Surely, for those with a full pantry, the latest iPhone, and a big-screen TV, it can be morally suspect to suggest to others to abandon the pursuit of material wealth. Positive change will not come through exhortation. Yet many feel trapped within their own material abundance. Beyond a certain point it no longer serves human prosperity and fulfillment.
“We are not purely greedy selfish individuals, that’s what free marketeers assume that we are,” says Institute for Food and Development Policy fellow Raj Patel in GrowthBusters. “That’s what we are encouraged to be in consumer society. But we are not, we are much, much more beautiful, we are much bigger, we are much … we are much more capable of sharing…
The tools with which we have been raised to help us understand looking at the way the world works and how our future might be delivered to us, well those tools are broken. But it’s OK, because there are loads of solutions around us in which we, we might manage the world differently and more sustainably…”
Among these tools are three principal ideas to help us get started:
  1. Adapt to a steady-state economic model:
    A global transition movement is growing and connecting individuals and communities in learning and adapting to a post-growth, post-carbon world. Networks like these help chart a path toward greater resilience and adaptation to a reworked economy aligned within material limits and focused on human flourishing beyond a consumer-based society.
  1. Stabilize human population:
Scientific estimates population the Earth can sustainably support range from under 1 billion to 5 billion, depending on how we much we curb our consumer lifestyles in the developed world. We must stabilize and then slowly reduce human population within Earth’s carrying capacity and provide women, especially in developing countries, education and access to health care and birth control.
  1. End our dependence on fossil fuel:
Climate change is unavoidable. Climate change is here and now. But to avert the worst consequences of climate disruption we must quickly reduce our dependence on fossil fuel. Accomplishing the task requires redesign of our citiesagriculture, transportation, and energy generation.

It’s okay to be a Growthbuster

“It’s not an easy thing to change the inertia of a civilization, but it has to be done…”
What drives our endeavors and sustains our economies will not be tomorrow what they are today. But we have a choice. As Gardner says in his film, we can either turn away from the cliff or keep the pedal to the metal and “go down fighting.”

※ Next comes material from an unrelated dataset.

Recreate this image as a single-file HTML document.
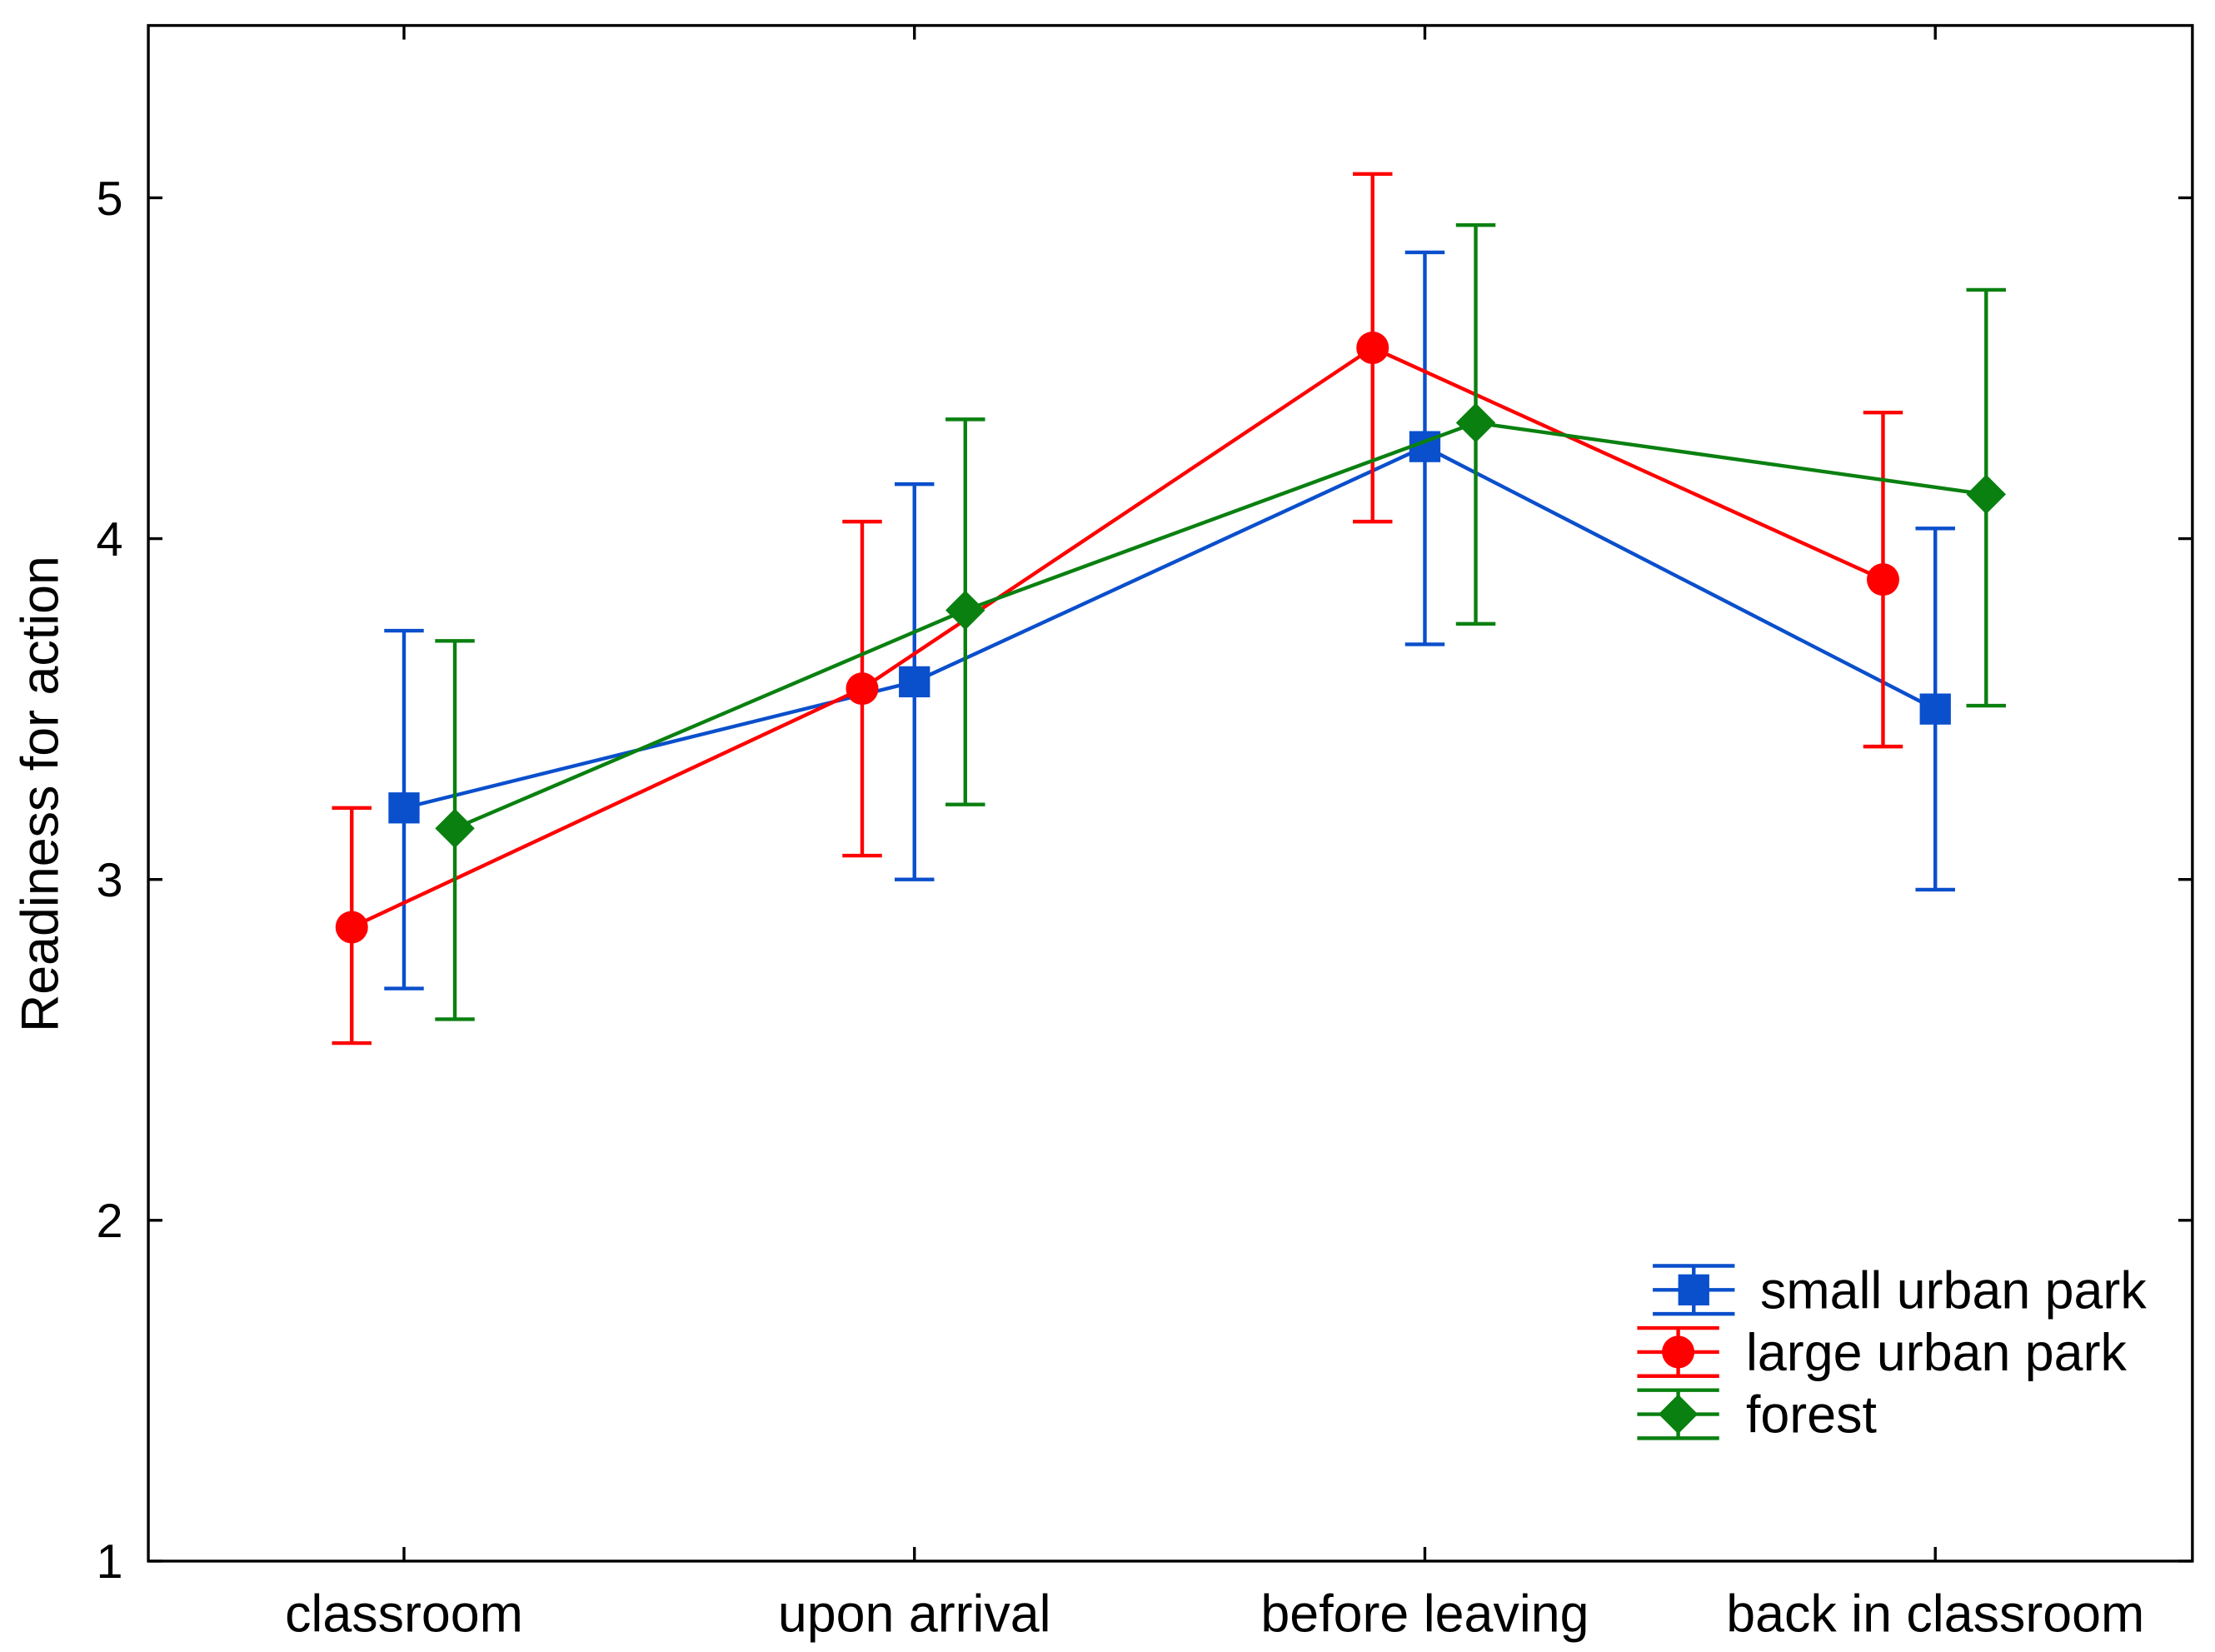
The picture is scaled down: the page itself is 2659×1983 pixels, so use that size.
<!DOCTYPE html>
<html><head><meta charset="utf-8"><style>
html,body{margin:0;padding:0;background:#fff}
svg{display:block}
text{font-family:"Liberation Sans",Arial,sans-serif;fill:#000}
</style></head><body>
<svg id="chart" width="2659" height="1983" viewBox="0 0 1568 1169.3" xmlns="http://www.w3.org/2000/svg">
<g id="axes"></g>
<g id="series"></g>
<g id="legend"></g>
</svg>
<script>
const categories = ["classroom","upon arrival","before leaving","back in classroom"];
const yTicks = [1,2,3,4,5];
const seriesNames = ["small urban park","large urban park","forest"];
const smallMean = [3.21,3.58,4.27,3.50];
const smallLow = [2.68,3.00,3.69,2.97];
const smallHigh = [3.73,4.16,4.84,4.03];
const largeMean = [2.86,3.56,4.56,3.88];
const largeLow = [2.52,3.07,4.05,3.39];
const largeHigh = [3.21,4.05,5.07,4.37];
const forestMean = [3.15,3.79,4.34,4.13];
const forestLow = [2.59,3.22,3.75,3.51];
const forestHigh = [3.70,4.35,4.92,4.73];

const NS="http://www.w3.org/2000/svg";
const L=105,R=1552,T=18,B=1105;
const y=v=>B-(v-1)*(B-140)/4;
const x=i=>286+i*(1370-286)/3;
function mk(tag,attrs,parent){const e=document.createElementNS(NS,tag);for(const k in attrs)e.setAttribute(k,attrs[k]);parent.appendChild(e);return e;}
const axes=document.getElementById('axes'),ser=document.getElementById('series'),leg=document.getElementById('legend');
let f=mk('rect',{x:L,y:T,width:R-L,height:B-T,fill:'none',stroke:'#000','stroke-width':2},axes);


yTicks.forEach(v=>{
 let t=mk('line',{x1:L,x2:L+10,y1:y(v),y2:y(v),stroke:'#000','stroke-width':2},axes);
 
 
 let t2=mk('line',{x1:R-10,x2:R,y1:y(v),y2:y(v),stroke:'#000','stroke-width':2},axes);
 
 
 let l=mk('text',{x:L-18,y:y(v)+12,'text-anchor':'end','font-size':34},axes);l.textContent=v;
 
 
});
categories.forEach((c,i)=>{
 let t=mk('line',{x1:x(i),x2:x(i),y1:B,y2:B-10,stroke:'#000','stroke-width':2},axes);
 
 
 let t2=mk('line',{x1:x(i),x2:x(i),y1:T,y2:T+10,stroke:'#000','stroke-width':2},axes);
 
 
 let l=mk('text',{x:x(i),y:1155,'text-anchor':'middle','font-size':37},axes);l.textContent=c;
 
 
});
let yt=mk('text',{x:0,y:0,'text-anchor':'middle','font-size':37,transform:`translate(41,562) rotate(-90)`},axes);
yt.textContent='Readiness for action';



function marker(shape,cx,cy,color,parent){
 let m;
 if(shape==='square')m=mk('rect',{x:cx-11,y:cy-11,width:22,height:22,fill:color},parent);
 else if(shape==='circle')m=mk('circle',{cx:cx,cy:cy,r:11.5,fill:color},parent);
 else m=mk('polygon',{points:`${cx},${cy-14} ${cx+14},${cy} ${cx},${cy+14} ${cx-14},${cy}`,fill:color},parent);
 return m;
}
const S=[
 {name:seriesNames[0],mean:smallMean,lo:smallLow,hi:smallHigh,color:'#0a4fcc',off:0,shape:'square',key:'small'},
 {name:seriesNames[1],mean:largeMean,lo:largeLow,hi:largeHigh,color:'#ff0000',off:-37,shape:'circle',key:'large'},
 {name:seriesNames[2],mean:forestMean,lo:forestLow,hi:forestHigh,color:'#0a8010',off:36,shape:'diamond',key:'forest'}
];
S.forEach(s=>{
 const g=mk('g',{},ser);
 
 
 const pts=s.mean.map((v,i)=>`${x(i)+s.off},${y(v)}`).join(' ');
 const pl=mk('polyline',{points:pts,fill:'none',stroke:s.color,'stroke-width':2.6},g);
 
 
 s.mean.forEach((v,i)=>{
  const cx=x(i)+s.off;
  const eb=mk('path',{d:`M${cx},${y(s.lo[i])}V${y(s.hi[i])}M${cx-14},${y(s.lo[i])}H${cx+14}M${cx-14},${y(s.hi[i])}H${cx+14}`,stroke:s.color,'stroke-width':2.6,fill:'none'},g);
  
  
  const m=marker(s.shape,cx,y(v),s.color,g);
  
  
 });
});
const legY=[913,957,1001],legX=[1199,1188,1188],txX=[1246,1236,1236];
S.forEach((s,i)=>{
 const g=mk('g',{},leg);
 
 
 const cx=legX[i],cy=legY[i];
 mk('path',{d:`M${cx-29},${cy}H${cx+29}M${cx-29},${cy-17}H${cx+29}M${cx-29},${cy+17}H${cx+29}M${cx},${cy-17}V${cy+17}`,stroke:s.color,'stroke-width':2.6,fill:'none'},g);
 marker(s.shape,cx,cy,s.color,g);
 const t=mk('text',{x:txX[i],y:cy+13,'font-size':37},g);t.textContent=s.name;
});
</script>
</body></html>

It is possible to live happy, healthy, prosperous lives within a bountiful – if limited – world. It will not be easy; in fact, it is likely that greatest challenge humanity has yet faced. And there is a price to pay for the damage we’ve already exacted on the Earth. But it can be done, if we accept the challenge for what it is.
“There’s a shift going on, and this is a shift from believing that we have a resources problem to really understanding that we have a cultural problem and that we need to evolve our culture.”
Twenty years after the first global Earth Summit we stand squarely at a crossroads. We cannot be blamed for the road that got us here, but we are responsible for each future step we take.  Many, like Gardner and his film Growthbusters, are pointing the way down a path to a sustainable future, helping us see that it’s okay to be a growthbuster.